We appreciate the chronicle, the never-ending tabs that are kept on the forgotten lives of people who don't know that they're going to be forgotten. It doesn't mean that they deserve to be bound in paper, with a spine and pages with chapters, but many of these lives don't track very visibly. They don't leave a trail behind them. The makers of these lives simply move through them and leave them mostly behind, preferring not to bring them up too often after the day's waste has been dealt with. These people haven't been riddled with hardship, they've just been blessed with too little of the good stuff to know what it really feels like. This is a great majority of people. If you're driving down the interstate, passing clusters of houses and encountering cities in various locations of nowhere, you could imagine just how much average-ness fills most of them. There's nothing good or bad about such a claim. It's just the makeup of everywhere. There's not that much greatness out there to speak of because then there would have to be a different name for it.
Ghosty, led by lead singer/guitarist Andrew Connor, is a tempered and agreeable form of the rebellious spirit of the outcasts from all over, of every shade. Most of his elegant narratives are rife with the sorts of inspective modicums that come from those chronically overlooked, though no one gives them the credit for thinking those various, insightful pieces. The outsiders are believed to be so for a reason -- they choose not to be included -- but in truth, they're dying to crash the party and to be allowed to stay, to pull up a chair like an old, lost chum.

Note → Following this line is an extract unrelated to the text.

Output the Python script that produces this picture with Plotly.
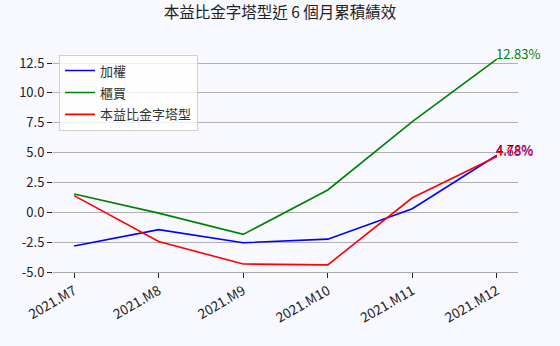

These are the sorts of people and the lives that they lead that Connor and Ghosty have been diving into for years. The Lawrence, Kansas, band just keeps getting better and better at telling their tales. These are the long-suffering souls - all of them - that are sung about here, in the song of the same name. Connor sings, "I've seen the world through different eyes and it looks the same." It's not encouraging, but it doesn't actually make you - or the person saying those words, having come to that conclusion - want to blow their brains out either. It's just taken in, looked over and nodded at. Then, everything just goes on. These lives, even the dog and pony shows that Connor dislikes so much. It will all just go on.